LoRA Integration#

Currently, Xinference supports launching LLM and image models with an attached LoRA fine-tuned model.

Usage#

Launch#

Different from built-in models, xinference currently does not involve managing LoRA models. Users need to first download the LoRA model themselves and then provide the storage path of the model files to xinference.

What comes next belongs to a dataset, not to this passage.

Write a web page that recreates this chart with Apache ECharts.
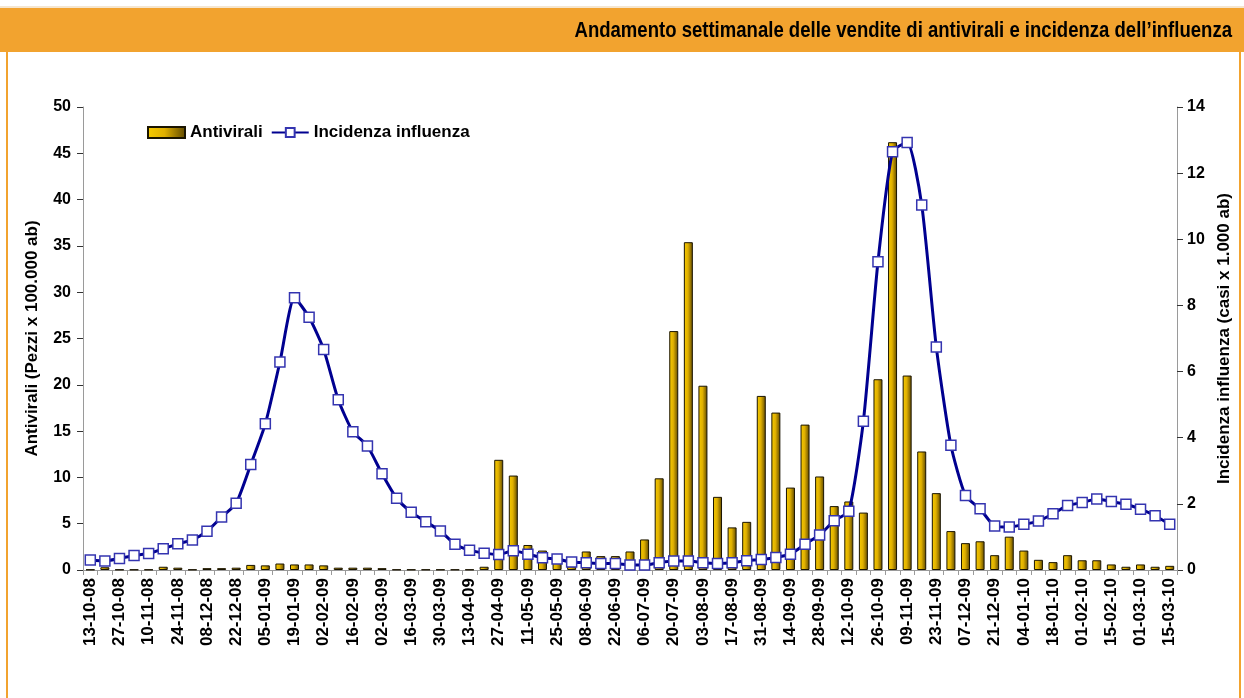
<!DOCTYPE html>
<html>
<head>
<meta charset="utf-8">
<script src="https://cdn.jsdelivr.net/npm/echarts@6/dist/echarts.min.js"></script>
<style>
html,body{margin:0;padding:0;background:#fff;}
#chart{width:1244px;height:698px;}
</style>
</head>
<body>
<div id="chart"></div>
<script>
var titleText = "Andamento settimanale delle vendite di antivirali e incidenza dell\u2019influenza";
var categories = [
"13-10-08","20-10-08","27-10-08","03-11-08","10-11-08","17-11-08","24-11-08","01-12-08","08-12-08","15-12-08","22-12-08","29-12-08",
"05-01-09","12-01-09","19-01-09","26-01-09","02-02-09","09-02-09","16-02-09","23-02-09","02-03-09","09-03-09","16-03-09","23-03-09",
"30-03-09","06-04-09","13-04-09","20-04-09","27-04-09","04-05-09","11-05-09","18-05-09","25-05-09","01-06-09","08-06-09","15-06-09",
"22-06-09","29-06-09","06-07-09","13-07-09","20-07-09","27-07-09","03-08-09","10-08-09","17-08-09","24-08-09","31-08-09","07-09-09",
"14-09-09","21-09-09","28-09-09","05-10-09","12-10-09","19-10-09","26-10-09","02-11-09","09-11-09","16-11-09","23-11-09","30-11-09",
"07-12-09","14-12-09","21-12-09","28-12-09","04-01-10","11-01-10","18-01-10","25-01-10","01-02-10","08-02-10","15-02-10","22-02-10",
"01-03-10","08-03-10","15-03-10"
];
var antivirali = [
0.05,0.3,0.05,0.05,0.05,0.35,0.25,0.05,0.2,0.2,0.25,0.55,
0.5,0.7,0.6,0.6,0.5,0.25,0.25,0.25,0.2,0.05,0.05,0.05,
0.05,0.05,0.05,0.35,11.9,10.2,2.7,2.1,1.2,0.4,2.0,1.5,
1.5,2.0,3.3,9.9,25.8,35.4,19.9,7.9,4.6,5.2,18.8,17.0,
8.9,15.7,10.1,6.9,7.4,6.2,20.6,46.2,21.0,12.8,8.3,4.2,
2.9,3.1,1.6,3.6,2.1,1.1,0.85,1.6,1.05,1.05,0.6,0.35,
0.6,0.35,0.45
];
var incidenza = [
0.30,0.27,0.35,0.44,0.50,0.64,0.79,0.91,1.17,1.60,2.02,3.19,
4.42,6.29,8.23,7.64,6.67,5.15,4.18,3.75,2.91,2.17,1.75,1.46,
1.18,0.78,0.60,0.51,0.47,0.58,0.48,0.37,0.33,0.24,0.22,0.20,
0.20,0.15,0.15,0.22,0.27,0.27,0.22,0.20,0.22,0.28,0.32,0.38,
0.48,0.78,1.06,1.49,1.78,4.50,9.32,12.65,12.93,11.04,6.74,3.77,
2.25,1.85,1.33,1.30,1.38,1.48,1.70,1.95,2.04,2.15,2.07,1.99,
1.84,1.64,1.38
];
var seriesNames = ["Antivirali", "Incidenza influenza"];
var leftAxisName = "Antivirali (Pezzi x 100.000 ab)";
var rightAxisName = "Incidenza influenza (casi x 1.000 ab)";

var chart = echarts.init(document.getElementById('chart'), null, {renderer:'canvas'});
var barGrad = new echarts.graphic.LinearGradient(0,0,1,0,[
  {offset:0,color:'#f7cc00'},
  {offset:0.45,color:'#e0b000'},
  {offset:1,color:'#5c4600'}
]);
var option = {
  backgroundColor:'#ffffff',
  animation:false,
  textStyle:{fontFamily:'"Liberation Sans", Arial, sans-serif'},
  graphic:[
    {type:'rect', shape:{x:0,y:8,width:1244,height:44}, style:{fill:'#f2a32f'}, z:0},
    {type:'rect', shape:{x:0,y:6,width:1244,height:2}, style:{fill:'#f5e6d0'}, z:0},
    {type:'rect', shape:{x:6,y:52,width:2,height:646}, style:{fill:'#f2a32f'}, z:0},
    {type:'rect', shape:{x:1239,y:52,width:2,height:646}, style:{fill:'#f2a32f'}, z:0},
    {type:'text', x:1232, y:31, scaleX:0.843,
     style:{text:titleText, fill:'#000', textAlign:'right', textVerticalAlign:'middle',
            font:'bold 22px "Liberation Sans", Arial, sans-serif'}, z:5}
  ],
  legend:{
    left:147, top:124, padding:0,
    itemWidth:37, itemHeight:11, itemGap:8,
    textStyle:{fontSize:17, fontWeight:'bold', color:'#000'},
    data:[
      {name:seriesNames[0], icon:'rect'},
      {name:seriesNames[1]}
    ]
  },
  grid:{left:83, right:67, top:107, bottom:128, containLabel:false},
  xAxis:{
    type:'category',
    data:categories,
    boundaryGap:true,
    axisLine:{lineStyle:{color:'#9a9a9a',width:1}},
    axisTick:{show:true, interval:0, length:5, lineStyle:{color:'#9a9a9a'}},
    axisLabel:{interval:1, rotate:90, margin:8, fontSize:17, fontWeight:'bold', color:'#000'}
  },
  yAxis:[
    {
      type:'value', min:0, max:50, interval:5, position:'left',
      name:leftAxisName, nameLocation:'middle', nameRotate:90, nameGap:42,
      nameTextStyle:{fontSize:17, fontWeight:'bold', color:'#000'},
      axisLine:{show:true, lineStyle:{color:'#9a9a9a'}},
      axisTick:{show:true, length:6, lineStyle:{color:'#333'}},
      axisLabel:{fontSize:16, fontWeight:'bold', color:'#000', margin:12},
      splitLine:{show:false}
    },
    {
      type:'value', min:0, max:14, interval:2, position:'right',
      name:rightAxisName, nameLocation:'middle', nameRotate:90, nameGap:39,
      nameTextStyle:{fontSize:17, fontWeight:'bold', color:'#000'},
      axisLine:{show:true, lineStyle:{color:'#9a9a9a'}},
      axisTick:{show:true, length:6, lineStyle:{color:'#333'}},
      axisLabel:{fontSize:16, fontWeight:'bold', color:'#000', margin:10},
      splitLine:{show:false}
    }
  ],
  series:[
    {
      name:seriesNames[0], type:'bar', yAxisIndex:0,
      data:antivirali, barWidth:9,
      itemStyle:{color:barGrad, borderColor:'#1a1400', borderWidth:1},
      z:2
    },
    {
      name:seriesNames[1], type:'line', yAxisIndex:1,
      data:incidenza, smooth:0.2, showAllSymbol:true,
      symbol:'rect', symbolSize:10,
      lineStyle:{color:'#000090', width:3},
      itemStyle:{color:'#ffffff', borderColor:'#3434b0', borderWidth:1.5},
      z:3
    }
  ]
};
chart.setOption(option);
</script>
</body>
</html>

xinference launch <options>
--lora-modules <lora_name1> <lora_model_path1>
--lora-modules <lora_name2> <lora_model_path2>
--image-lora-load-kwargs <load_params1> <load_value1>
--image-lora-load-kwargs <load_params2> <load_value2>
--image-lora-fuse-kwargs <fuse_params1> <fuse_value1>
--image-lora-fuse-kwargs <fuse_params2> <fuse_value2>

Apply#

For LLM models, you can only configure one lora model you want when you use the model. Specifically, specify that the lora_name parameter be configured in the generate_config. lora_name corresponds to the name of the lora in the LAUNCH procedure described above.

from xinference.client import Client

client = Client("http://<XINFERENCE_HOST>:<XINFERENCE_PORT>")
model = client.get_model("<model_uid>")
model.chat(
    messages=[{"role": "user", "content": "<prompt>"}],
    generate_config={"lora_name": "<your_lora_name>"}
)

Note#

  • The options image_lora_load_kwargs and image_lora_fuse_kwargs are only applicable to models with model_type image. They correspond to the parameters in the load_lora_weights and fuse_lora interfaces of the diffusers library. If launching an LLM model, these parameters are not required.

  • You need to add the parameter lora_name during inference to specify the corresponding lora model. You can specify it in the Additional Inputs option.

  • For LLM chat models, currently only LoRA models are supported that do not change the prompt style.

  • When using GPU, both LoRA and its base model occupy the same devices.